After entering the starting lineup at the beginning of last season, Showalter began to show his versatility. The Badgers were continually looking for outside-shooting threats last season and the offense flowed better when Showalter was on. Showalter finished the season shooting 45.5 percent (90-for-108) from the field and 34.6 percent (37-for-107) from behind the arc, averaging 7.5 points, 3.8 rebounds, 2.2 assists and 1.0 steals per game.

With the additions of Brevin Pritzl and Andy Van Vliet, the Badgers will have more shooting on the roster this year, but Showalter will still be counted on to keep the defense honest. He’s also a relentless defender on the perimeter, whether it’s getting up in the opponents face or drawing a charge. He made one of the biggest plays of the season when he drew the charge that led to Bronson Koenig’s game-winning 3-pointer in the NCAA Tournament win over Xavier.

The Rest

Aaron Moesch also saw action in 16 games last season. The 6’8” redshirt junior played just 3.0 minutes per game, but appeared in several big games that showed that Gard and the coaching staff trust him. Moesch likely won’t see much more playing time this season, but when he’s out there he’s shown he can handle his own.

One thing to watch will be the addition of Van Vliet, who missed all of last season with ineligibility issues. The Belgium native enters his sophomore year as a relative unknown. At 6’11”, Van Vliet isn’t a classic wing player, but Badgers fans have heard about his shooting touch for the last year and expect the 203-pound forward to spend plenty of time on the perimeter.

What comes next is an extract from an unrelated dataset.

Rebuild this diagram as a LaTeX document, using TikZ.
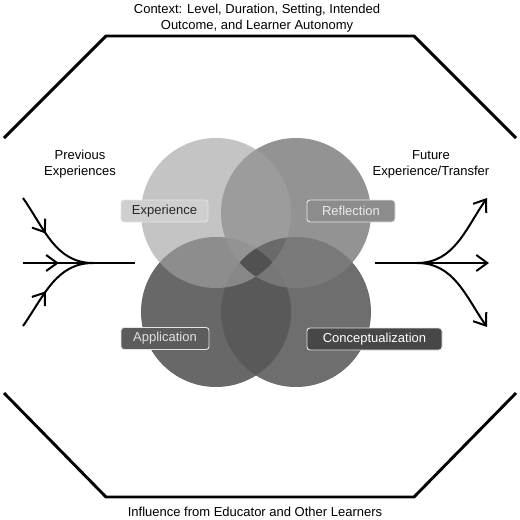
\documentclass[tikz,border=0pt]{standalone}
\usepackage{fontspec}
\setmainfont{Liberation Sans}
\usetikzlibrary{arrows.meta,decorations.markings}
\definecolor{expfill}{gray}{0.635}
\definecolor{reffill}{gray}{0.49}
\definecolor{appfill}{gray}{0.306}
\definecolor{confill}{gray}{0.345}
\definecolor{rimgray}{gray}{0.9}
\begin{document}
\begin{tikzpicture}[x=1pt,y=-1pt]
    \tikzstyle{every node}+=[inner sep=0pt]
    \tikzstyle{rim}=[black, line width=2.9pt, line join=miter]
    \tikzstyle{flow}=[black, line width=2pt]
    \tikzstyle{barb}=[-{Straight Barb[length=11pt,width=16pt]}]
    \tikzstyle{midbarb}=[postaction={decorate}, decoration={markings, mark=at position #1 with {\arrow{Straight Barb[length=11pt,width=16pt]}}}]
    \tikzstyle{caption}=[align=center, font=\fontsize{13}{16}\selectfont]
    \tikzstyle{phase}=[rounded corners=3pt, draw=rimgray, line width=0.9pt, minimum height=22pt, font=\fontsize{13}{15}\selectfont]
    \useasboundingbox (0,0) rectangle (520,520);
    \draw [rim] (4,138) -- (106,36) -- (414,36) -- (516,138);
    \draw [rim] (4,393) -- (106,497) -- (414,497) -- (516,393);
    \node (ctx) at (257,18.4) [caption] {Context: Level, Duration, Setting, Intended\\Outcome, and Learner Autonomy};
    \node (infl) at (255,512) [caption] {Influence from Educator and Other Learners};
    \node (prev) at (80,164) [caption] {Previous\\Experiences};
    \node (fut) at (431,164.5) [caption] {Future\\Experience/Transfer};
    \fill [appfill, fill opacity=0.85] (216,312) circle [radius=75pt];
    \fill [confill, fill opacity=0.87] (296,312) circle [radius=75pt];
    \fill [reffill, fill opacity=0.83] (296,213) circle [radius=75pt];
    \fill [expfill, fill opacity=0.63] (216,213) circle [radius=75pt];
    \begin{scope}
        \clip (216,213) circle [radius=75pt];
        \clip (296,213) circle [radius=75pt];
        \fill [black, fill opacity=0.28] (296,312) circle [radius=75pt];
        \clip (296,312) circle [radius=75pt];
        \fill [black, fill opacity=0.22] (216,312) circle [radius=75pt];
    \end{scope}
    \node (exp) at (164.5,211) [phase, fill=gray!38, text=black!85, minimum width=87pt] {Experience};
    \node (ref) at (351,211) [phase, fill=gray!90, text=white!92!black, minimum width=88pt] {Reflection};
    \node (app) at (165,338.5) [phase, fill=black!64, text=white!88!black, minimum width=88pt] {Application};
    \node (con) at (374.5,339) [phase, fill=black!72, text=white, minimum width=135pt] {Conceptualization};
    \coordinate (inA) at (23,198);
    \coordinate (inB) at (23,263);
    \coordinate (inC) at (23,326);
    \coordinate (join) at (93,263);
    \coordinate (joinEnd) at (135,263);
    \coordinate (forkStart) at (375,263);
    \coordinate (fork) at (417,263);
    \coordinate (outA) at (487,198);
    \coordinate (outB) at (489,263);
    \coordinate (outC) at (487,327);
    \draw [flow, midbarb=0.42] (inA) to [out=-55, in=180] (join);
    \draw [flow, midbarb=0.32] (inB) -- (joinEnd);
    \draw [flow, midbarb=0.42] (inC) to [out=55, in=180] (join);
    \draw [flow, barb] (forkStart) -- (outB);
    \draw [flow, barb] (fork) to [out=0, in=-125] (outA);
    \draw [flow, barb] (fork) to [out=0, in=125] (outC);
\end{tikzpicture}
\end{document}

Matt Ferris is also available after redshirting last season. The 6’6” walk-on saw action in nine games as a freshman in 2014-15. Redshirt sophomore T.J. Schlundt is also back after playing in five games last year. The Badgers also added 6’8” freshman forward Aleem Ford, who spent last season playing a post-graduate year at IMG Academy in Florida.


Wisconsin’s emphasis on versatility negates the reliance that some programs have on one or two do-it-all wings. But the Badgers likely have the best wing in the Big Ten in Hayes. Iverson should be one of Wisconsin’s main cogs in the future, but he’ll likely fill in the gaps in Wisconsin’s deep, experienced roster this. Hayes and the Badgers weren’t shy about their goals at Big Ten Media Day, discussing their goal of returning to the Final Four and hopefully taking the next step and winning the national title. But improvement doesn’t just happen with another year of experience. If the players develop the way that they typically do at Wisconsin, there’s a chance that the Badgers can make a run at those goals.